»»

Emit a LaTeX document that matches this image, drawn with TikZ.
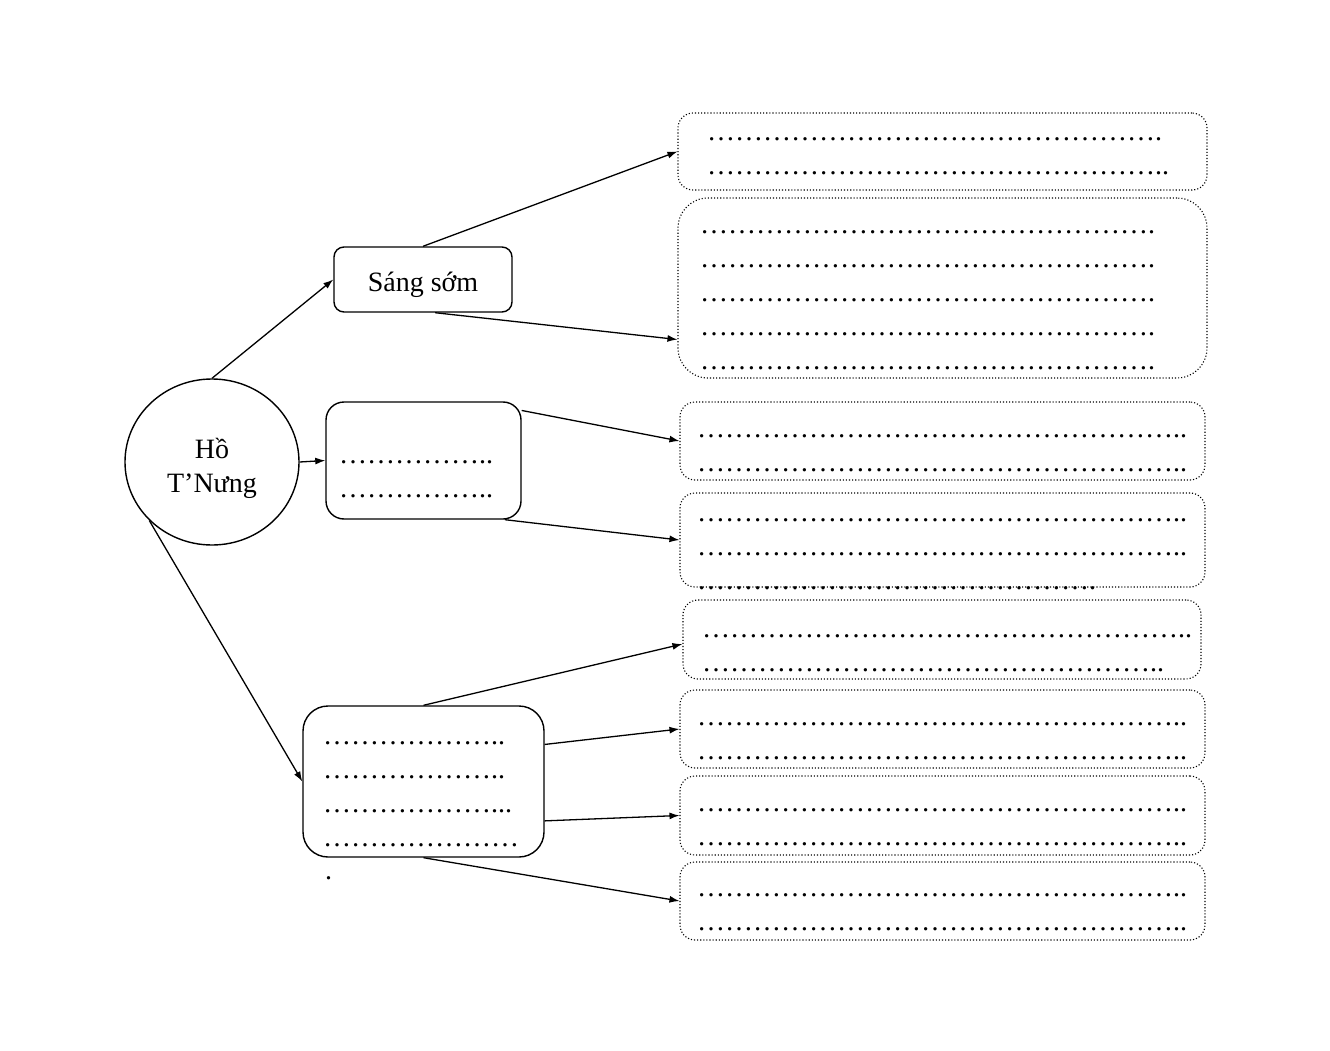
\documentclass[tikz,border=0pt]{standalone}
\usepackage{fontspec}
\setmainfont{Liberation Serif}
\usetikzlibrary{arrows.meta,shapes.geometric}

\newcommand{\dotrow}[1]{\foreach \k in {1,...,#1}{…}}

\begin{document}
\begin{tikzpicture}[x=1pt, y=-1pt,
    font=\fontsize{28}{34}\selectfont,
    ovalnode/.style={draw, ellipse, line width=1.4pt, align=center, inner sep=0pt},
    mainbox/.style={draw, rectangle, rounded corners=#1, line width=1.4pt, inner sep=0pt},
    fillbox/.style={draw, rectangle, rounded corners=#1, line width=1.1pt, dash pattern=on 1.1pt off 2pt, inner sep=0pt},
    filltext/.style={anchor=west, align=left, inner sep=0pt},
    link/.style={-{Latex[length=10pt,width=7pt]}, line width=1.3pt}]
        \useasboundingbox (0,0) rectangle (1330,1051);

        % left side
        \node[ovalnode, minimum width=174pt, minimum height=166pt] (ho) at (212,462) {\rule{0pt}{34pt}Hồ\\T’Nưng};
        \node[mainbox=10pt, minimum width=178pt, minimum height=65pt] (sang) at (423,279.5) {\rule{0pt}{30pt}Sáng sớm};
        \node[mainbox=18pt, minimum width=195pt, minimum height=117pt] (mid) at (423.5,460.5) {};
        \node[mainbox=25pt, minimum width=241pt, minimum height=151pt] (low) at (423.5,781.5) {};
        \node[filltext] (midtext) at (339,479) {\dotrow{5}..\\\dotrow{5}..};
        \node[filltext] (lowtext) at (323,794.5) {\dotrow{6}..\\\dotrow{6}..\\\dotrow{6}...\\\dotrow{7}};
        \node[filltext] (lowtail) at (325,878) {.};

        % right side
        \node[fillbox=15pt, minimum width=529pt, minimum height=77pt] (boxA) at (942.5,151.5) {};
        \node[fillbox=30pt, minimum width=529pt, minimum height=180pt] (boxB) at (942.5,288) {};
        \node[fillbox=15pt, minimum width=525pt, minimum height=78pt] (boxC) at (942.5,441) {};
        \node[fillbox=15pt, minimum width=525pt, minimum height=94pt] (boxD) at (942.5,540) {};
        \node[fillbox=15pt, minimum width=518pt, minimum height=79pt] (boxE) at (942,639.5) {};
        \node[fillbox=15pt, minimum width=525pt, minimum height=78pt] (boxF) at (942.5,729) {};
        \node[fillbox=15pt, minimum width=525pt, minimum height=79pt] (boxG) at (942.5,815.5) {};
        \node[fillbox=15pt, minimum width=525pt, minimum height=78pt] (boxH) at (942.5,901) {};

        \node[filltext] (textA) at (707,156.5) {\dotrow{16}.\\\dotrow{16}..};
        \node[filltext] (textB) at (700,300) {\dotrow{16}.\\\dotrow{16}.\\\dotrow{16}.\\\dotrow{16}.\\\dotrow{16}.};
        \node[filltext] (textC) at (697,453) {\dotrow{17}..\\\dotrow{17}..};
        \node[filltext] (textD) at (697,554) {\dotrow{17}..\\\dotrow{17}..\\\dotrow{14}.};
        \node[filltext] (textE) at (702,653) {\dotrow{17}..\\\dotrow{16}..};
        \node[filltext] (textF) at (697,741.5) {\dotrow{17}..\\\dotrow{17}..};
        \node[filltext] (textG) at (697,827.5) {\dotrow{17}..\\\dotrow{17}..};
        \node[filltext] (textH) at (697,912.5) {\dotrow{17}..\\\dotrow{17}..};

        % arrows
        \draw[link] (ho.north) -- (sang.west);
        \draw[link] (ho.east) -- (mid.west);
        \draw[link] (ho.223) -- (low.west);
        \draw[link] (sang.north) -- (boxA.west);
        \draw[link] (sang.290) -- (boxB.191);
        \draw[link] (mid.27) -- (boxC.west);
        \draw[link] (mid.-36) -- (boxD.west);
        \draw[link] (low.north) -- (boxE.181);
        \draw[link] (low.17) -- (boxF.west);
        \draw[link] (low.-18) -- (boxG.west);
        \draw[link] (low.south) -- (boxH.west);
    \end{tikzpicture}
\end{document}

««

Task instructions — In the copy, include no pictures; restate the listing above exactly.

Full output —
Emit a LaTeX document that matches this image, drawn with TikZ.
\documentclass[tikz,border=0pt]{standalone}
\usepackage{fontspec}
\setmainfont{Liberation Serif}
\usetikzlibrary{arrows.meta,shapes.geometric}

\newcommand{\dotrow}[1]{\foreach \k in {1,...,#1}{…}}

\begin{document}
\begin{tikzpicture}[x=1pt, y=-1pt,
    font=\fontsize{28}{34}\selectfont,
    ovalnode/.style={draw, ellipse, line width=1.4pt, align=center, inner sep=0pt},
    mainbox/.style={draw, rectangle, rounded corners=#1, line width=1.4pt, inner sep=0pt},
    fillbox/.style={draw, rectangle, rounded corners=#1, line width=1.1pt, dash pattern=on 1.1pt off 2pt, inner sep=0pt},
    filltext/.style={anchor=west, align=left, inner sep=0pt},
    link/.style={-{Latex[length=10pt,width=7pt]}, line width=1.3pt}]
        \useasboundingbox (0,0) rectangle (1330,1051);

        % left side
        \node[ovalnode, minimum width=174pt, minimum height=166pt] (ho) at (212,462) {\rule{0pt}{34pt}Hồ\\T’Nưng};
        \node[mainbox=10pt, minimum width=178pt, minimum height=65pt] (sang) at (423,279.5) {\rule{0pt}{30pt}Sáng sớm};
        \node[mainbox=18pt, minimum width=195pt, minimum height=117pt] (mid) at (423.5,460.5) {};
        \node[mainbox=25pt, minimum width=241pt, minimum height=151pt] (low) at (423.5,781.5) {};
        \node[filltext] (midtext) at (339,479) {\dotrow{5}..\\\dotrow{5}..};
        \node[filltext] (lowtext) at (323,794.5) {\dotrow{6}..\\\dotrow{6}..\\\dotrow{6}...\\\dotrow{7}};
        \node[filltext] (lowtail) at (325,878) {.};

        % right side
        \node[fillbox=15pt, minimum width=529pt, minimum height=77pt] (boxA) at (942.5,151.5) {};
        \node[fillbox=30pt, minimum width=529pt, minimum height=180pt] (boxB) at (942.5,288) {};
        \node[fillbox=15pt, minimum width=525pt, minimum height=78pt] (boxC) at (942.5,441) {};
        \node[fillbox=15pt, minimum width=525pt, minimum height=94pt] (boxD) at (942.5,540) {};
        \node[fillbox=15pt, minimum width=518pt, minimum height=79pt] (boxE) at (942,639.5) {};
        \node[fillbox=15pt, minimum width=525pt, minimum height=78pt] (boxF) at (942.5,729) {};
        \node[fillbox=15pt, minimum width=525pt, minimum height=79pt] (boxG) at (942.5,815.5) {};
        \node[fillbox=15pt, minimum width=525pt, minimum height=78pt] (boxH) at (942.5,901) {};

        \node[filltext] (textA) at (707,156.5) {\dotrow{16}.\\\dotrow{16}..};
        \node[filltext] (textB) at (700,300) {\dotrow{16}.\\\dotrow{16}.\\\dotrow{16}.\\\dotrow{16}.\\\dotrow{16}.};
        \node[filltext] (textC) at (697,453) {\dotrow{17}..\\\dotrow{17}..};
        \node[filltext] (textD) at (697,554) {\dotrow{17}..\\\dotrow{17}..\\\dotrow{14}.};
        \node[filltext] (textE) at (702,653) {\dotrow{17}..\\\dotrow{16}..};
        \node[filltext] (textF) at (697,741.5) {\dotrow{17}..\\\dotrow{17}..};
        \node[filltext] (textG) at (697,827.5) {\dotrow{17}..\\\dotrow{17}..};
        \node[filltext] (textH) at (697,912.5) {\dotrow{17}..\\\dotrow{17}..};

        % arrows
        \draw[link] (ho.north) -- (sang.west);
        \draw[link] (ho.east) -- (mid.west);
        \draw[link] (ho.223) -- (low.west);
        \draw[link] (sang.north) -- (boxA.west);
        \draw[link] (sang.290) -- (boxB.191);
        \draw[link] (mid.27) -- (boxC.west);
        \draw[link] (mid.-36) -- (boxD.west);
        \draw[link] (low.north) -- (boxE.181);
        \draw[link] (low.17) -- (boxF.west);
        \draw[link] (low.-18) -- (boxG.west);
        \draw[link] (low.south) -- (boxH.west);
    \end{tikzpicture}
\end{document}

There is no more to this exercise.